BY SHANE ROSS
Well, the very, very serious Dail Public Accounts Committee sits down and takes a very, very grave view about the waste of public funds. It summons very, very important witnesses to explain the waste. It issues another very, very long-winded report. All 226 members of the Oireachtas receive a copy. The report costs another five grand. . .
Sometimes the report is even debated in the Dail. Nothing happens. No one pays a price.
Last week Buckley gave us our annual appetiser. It was no more influential nor more shocking than any of his other missives in recent years, but it was dynamite all the same. As usual it was dynamite without the explosion. Expect plenty of outrage and little action.
This year, Buckley introduces a twist to the familiar story. His narrative helpfully highlights the latest extravagance. In the past he reported plenty of plutocrats plucking booty from the boom. Not today. Now that the economy is teetering on the edge of Armageddon, it is the victim of more skilful pillagers — the guys who help the destitute.
Plenty of vultures are enjoying the feast served up by the rotting economy. The Department of Finance — or other equally generous organs of the State — have paid more than €11m to solicitors Arthur Cox, over €6m to accountants PwC and over €7m to investment bankers Merrill Lynch, supposedly to plot a route out of our banking catastrophe.
Welcome to the world of ‘advisers’ and ‘consultants’, Ireland’s fresh, faceless plutocracy. Some of the gigs given to consultants in the banking swamp were awarded without normal procurement procedures.
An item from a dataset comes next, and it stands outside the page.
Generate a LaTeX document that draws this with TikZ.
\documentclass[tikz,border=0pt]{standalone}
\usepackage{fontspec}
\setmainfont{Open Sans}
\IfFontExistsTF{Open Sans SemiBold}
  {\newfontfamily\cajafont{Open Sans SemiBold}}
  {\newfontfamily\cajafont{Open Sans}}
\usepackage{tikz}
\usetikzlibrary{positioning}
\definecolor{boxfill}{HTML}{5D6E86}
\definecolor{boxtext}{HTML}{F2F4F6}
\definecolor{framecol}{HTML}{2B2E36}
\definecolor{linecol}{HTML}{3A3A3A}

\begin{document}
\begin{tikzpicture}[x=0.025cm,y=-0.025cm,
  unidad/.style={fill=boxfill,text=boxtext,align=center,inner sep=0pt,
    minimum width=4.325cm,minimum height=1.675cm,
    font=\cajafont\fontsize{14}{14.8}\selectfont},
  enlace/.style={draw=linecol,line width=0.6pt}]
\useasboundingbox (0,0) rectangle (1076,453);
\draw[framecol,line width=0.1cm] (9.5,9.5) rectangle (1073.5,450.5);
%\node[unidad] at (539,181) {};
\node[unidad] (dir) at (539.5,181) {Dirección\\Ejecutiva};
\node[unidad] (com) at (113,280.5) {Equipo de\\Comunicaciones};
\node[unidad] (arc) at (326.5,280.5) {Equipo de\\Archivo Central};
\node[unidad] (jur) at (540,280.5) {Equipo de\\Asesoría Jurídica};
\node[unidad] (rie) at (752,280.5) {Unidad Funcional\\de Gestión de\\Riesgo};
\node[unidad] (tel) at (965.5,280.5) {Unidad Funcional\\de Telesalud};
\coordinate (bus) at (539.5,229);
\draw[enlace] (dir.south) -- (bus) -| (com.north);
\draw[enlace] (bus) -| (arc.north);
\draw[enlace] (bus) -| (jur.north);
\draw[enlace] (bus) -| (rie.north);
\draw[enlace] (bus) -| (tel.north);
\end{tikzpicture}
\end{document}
The same names pop up with alarming regularity.
There is little evidence that today’s favourites have merited their millions. What did all their advice do to lift us out of the bottomless Anglo pit?
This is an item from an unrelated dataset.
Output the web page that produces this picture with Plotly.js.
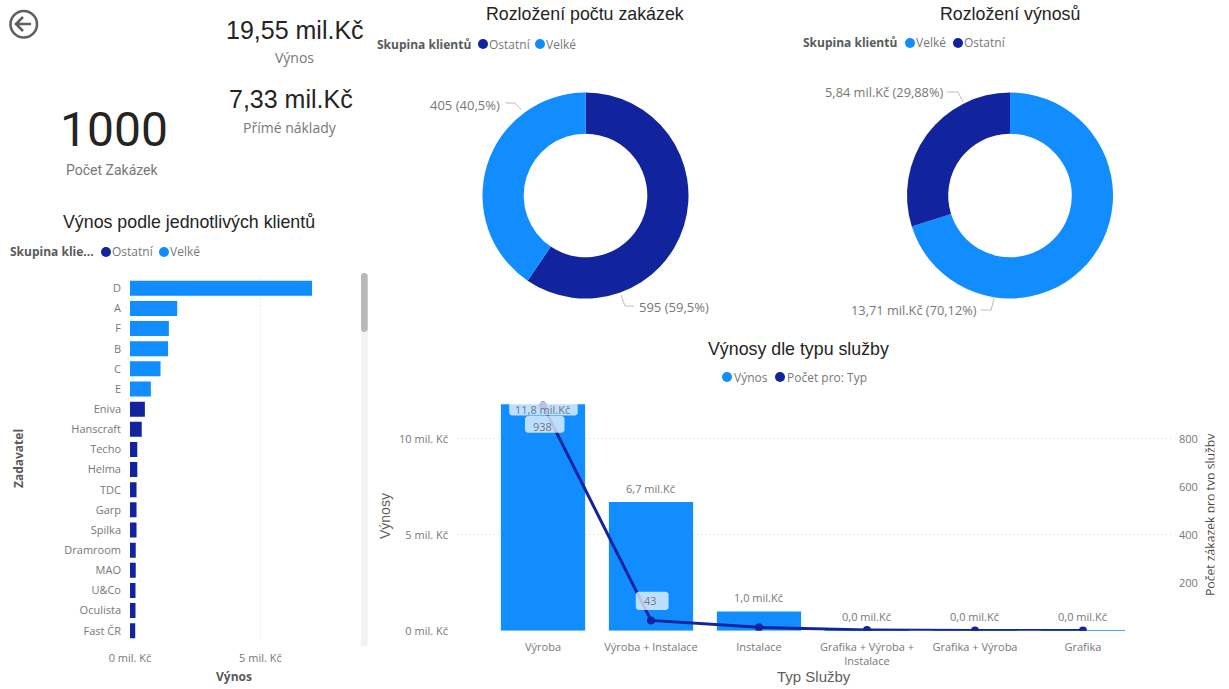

One foreign dignitary with a big reputation, Andrew Large, was paid €120,000 for scouring the globe and finding the new Financial Regulator, Matthew Elderfield.
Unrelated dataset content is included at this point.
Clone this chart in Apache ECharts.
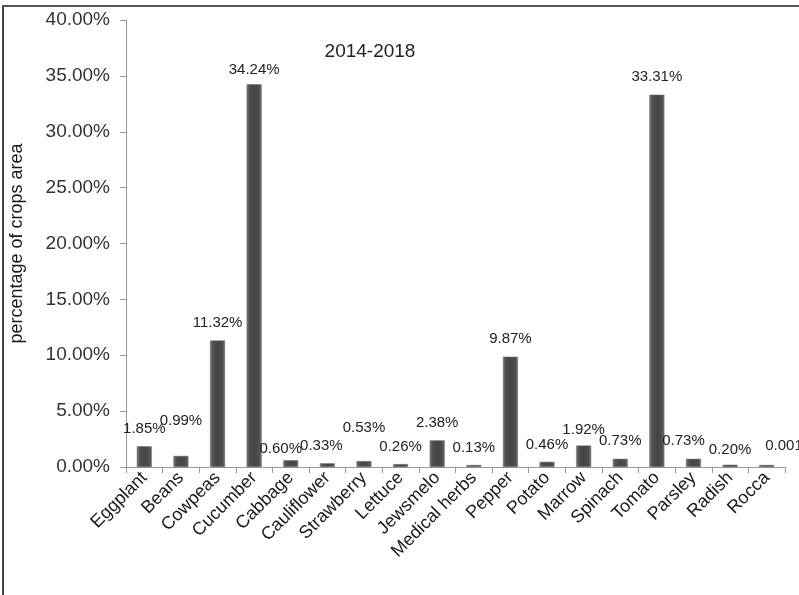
<!DOCTYPE html>
<html>
<head>
<meta charset="utf-8">
<script src="https://cdn.jsdelivr.net/npm/echarts@6/dist/echarts.min.js"></script>
<style>
html,body{margin:0;padding:0;background:#fff;}
#chart{width:799px;height:595px;}
</style>
</head>
<body>
<div id="chart"></div>
<script>
// ---- data ----
var categories = ['Eggplant','Beans','Cowpeas','Cucumber','Cabbage','Cauliflower','Strawberry','Lettuce','Jewsmelo','Medical herbs','Pepper','Potato','Marrow','Spinach','Tomato','Parsley','Radish','Rocca'];
var shares = [1.85, 0.99, 11.32, 34.24, 0.60, 0.33, 0.53, 0.26, 2.38, 0.13, 9.87, 0.46, 1.92, 0.73, 33.31, 0.73, 0.20, 0.001];
var yTicks = [0, 5, 10, 15, 20, 25, 30, 35, 40];
var title = '2014-2018';
var yName = 'percentage of crops area';

// label nudges (style only): [dx, dy]
var labelShift = [[0,0],[0,-18],[0,0],[0,3],[-10,6],[-6,0],[0,-16],[0,0],[0,0],[0,0],[0,0],[0,0],[0,2],[0,0],[0,0],[-10,0],[0,3],[24,-2]];

var chart = echarts.init(document.getElementById('chart'));
var barColor = new echarts.graphic.LinearGradient(0,0,1,0,[
  {offset:0,color:'#7e7e7e'},
  {offset:0.18,color:'#505050'},
  {offset:0.5,color:'#454545'},
  {offset:0.82,color:'#4d4d4d'},
  {offset:1,color:'#727272'}
]);
var seriesData = shares.map(function(v,i){
  return {value:v, label:{offset:labelShift[i]}};
});
function fmt(v){ return (v < 0.01 ? v.toFixed(3) : v.toFixed(2)) + '%'; }

chart.setOption({
  animation:false,
  backgroundColor:'#fff',
  title:{
    text:title, left:365, top:37, textAlign:'center',
    textStyle:{fontFamily:'Liberation Sans, Arial', fontSize:19, fontWeight:'normal', color:'#222'}
  },
  grid:{left:124, right:14, top:20, bottom:128, containLabel:false},
  xAxis:{
    type:'category', data:categories,
    axisLine:{lineStyle:{color:'#999', width:1}},
    axisTick:{show:true, alignWithLabel:false, length:6, lineStyle:{color:'#999'}},
    axisLabel:{rotate:45, interval:0, margin:8, color:'#1a1a1a', fontSize:18, fontFamily:'Liberation Sans, Arial'}
  },
  yAxis:{
    type:'value', min:yTicks[0], max:yTicks[yTicks.length-1], interval:yTicks[1]-yTicks[0],
    name:yName, nameLocation:'middle', nameGap:100, nameRotate:90,
    nameTextStyle:{fontFamily:'Liberation Sans, Arial', fontSize:18, color:'#1a1a1a'},
    axisLine:{show:true, lineStyle:{color:'#999', width:1}},
    axisTick:{show:true, length:6, lineStyle:{color:'#999'}},
    splitLine:{show:false},
    axisLabel:{formatter:function(v){return v.toFixed(2)+'%';}, color:'#333', fontSize:19, margin:16, fontFamily:'Liberation Sans, Arial'}
  },
  series:[{
    type:'bar', data:seriesData, barWidth:15, barMinHeight:2,
    itemStyle:{color:barColor, borderColor:'#666', borderWidth:0.5},
    label:{show:true, position:'top', distance:10, formatter:function(p){return fmt(p.value);},
      fontFamily:'Liberation Sans, Arial', fontSize:15, color:'#222'}
  }],
  graphic:[
    {type:'line', shape:{x1:3, y1:6, x2:3, y2:595}, style:{stroke:'#444', lineWidth:2}},
    {type:'line', shape:{x1:2, y1:6, x2:799, y2:6}, style:{stroke:'#555', lineWidth:2}}
  ]
});
</script>
</body>
</html>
Elderfield was a great appointment, but what is going on? A €200 advertisement on the appointments pages of The Economist would have flushed out Matthew from his Bermuda post.
Poor Buckley highlights the payments — but then cravenly points out that, in the greater scheme of things, the massive €34m sting that the financial advisers inflicted on the nation is a pinprick compared with the billions needed to recapitalise the banks.
Instead of downplaying the €34m figure, he should have challenged the assumption that their advice was worth the money. He could have queried how such a blood-sucking industry is ballooning. He should have asked whether we can stomach similar parasites now circling Nama, where Nama-vultures are set to savage the taxpayer for €2.3bn over the next decade.
Auctioneers are risen from the dead, concocting fantasy valuations for Nama. Happily forgotten property consultants and stockbrokers are furtively resurfacing, discredited asset managers are re-asserting their ‘expertise’, ghosts from the gang of compromised economists are touting their services. All the old guard who got it so wrong just three years ago are haunting Nama, hoping to do the State some service. And they are being indulged.